The most well-known residents of the neighbourhood of Simla however, was undoubtedly Swami Vivekananda, whose ancestral home still stands on the corner of Simla Road. According to the Ramakrishna Mission that manages the property today, the house that Swami Vivekananda once lived in had been overtaken by tenants and other individuals renting rooms for commercial enterprises and had remained in a dilapidated condition for years.
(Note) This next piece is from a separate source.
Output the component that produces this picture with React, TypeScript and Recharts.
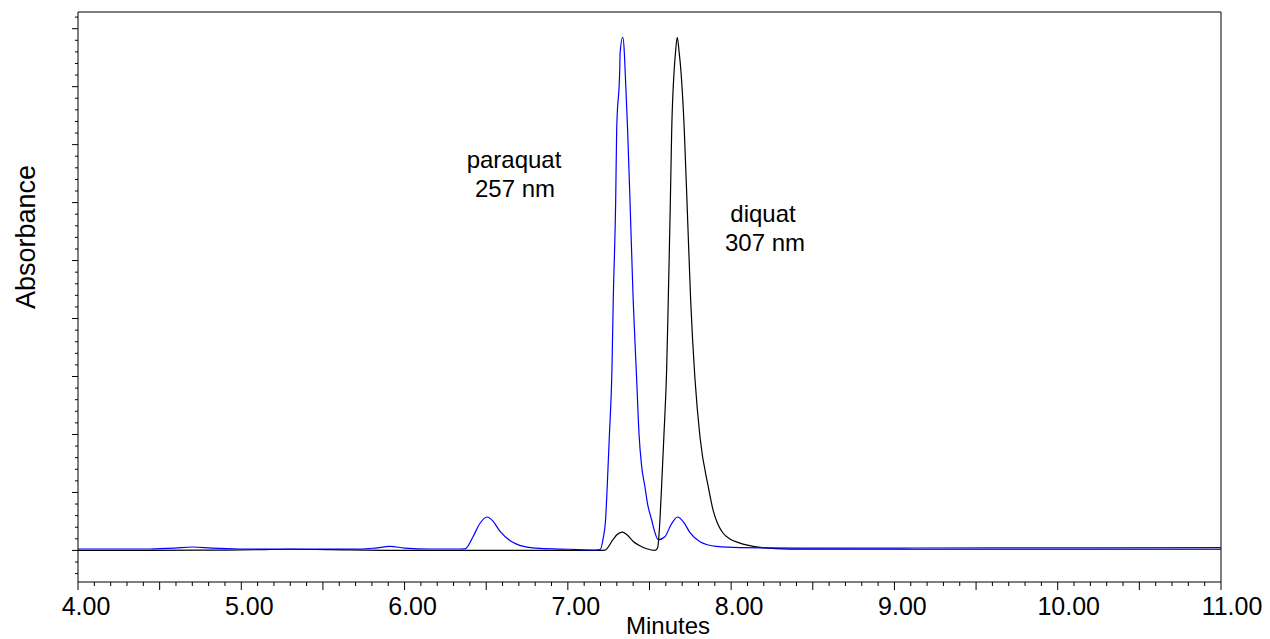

The legal tussle between the Ramakrishna Mission and tenants who refused to vacate the property went on for years till in the early 2000s, the matter was resolved by the courts in Kolkata that the West Bengal government would acquire the property from the tenants in cohesion with the Ramakrishna Mission.

The property has been restored over the years and has been converted into a research and cultural centre and museum. A handful of old houses remain in the neighbourhood although much is changing, like elsewhere in the city. A five-minute walk from Swami Vivekananda’s house is the 94 year-old Simla Byayam Samiti, a local fitness club started by Atindra Nath Bosu, a freedom fighter who lived in the neighbourhood.
According to Somnath Dutta, a manager of the Simla Byayam Samiti today, the fitness club was started by Bosu as a gymkhana to provide physical fitness training for freedom fighters in their war against British rule. Not only were young men given training in sports, but they were also provided training in basic weapons and defence, much like other underground gymkhanas that operated during that time. Dutta says club records show that leaders in India’s freedom movement, like Subhash Chandra Bose and Bidhan Chandra Ray, regularly visited the gymkhana.

The Simla Byayam Samiti is not only unique for its contributions during India’s freedom struggle. It also gave Bengal the first ‘Sarbojanin’ Durga Puja; the term ‘Sarbojanin’ meaning ‘for everyone’. Prior to the start of the concept of Sarbojanin Durga Puja, the autumn festival would be held in private spaces within homes or in the rajbaris of rich zamindars who usually sent out invites only to family and friends. This new form of celebrating the festival allowed common people to gather in public spaces to celebrate the biggest and most important festival in Bengal, in forms that are still widely prevalent in the state and elsewhere in the world where the festival is celebrated.
Simla Street’s contributions to Calcutta’s history and culture don’t end there. A local street food and favourite that possibly only the most devoted epicurean can know about, is the fish kochuri, a food so well loved that Bengali restauranter Anjan Chatterjee ensured that it found mention in his Oh! Calcutta Cookbook.
The trees in the neighbourhood of Simla Street are fewer these days and old houses are holding on for as long as they can. In the season of spring in Kolkata, if one looks up while walking down Simla Street, blooms of red simul burst into view, sometimes falling onto the pavements below, coating the ground with their disintegrating florets. Not many know that these trees are some of the oldest inhabitants of Simla Street.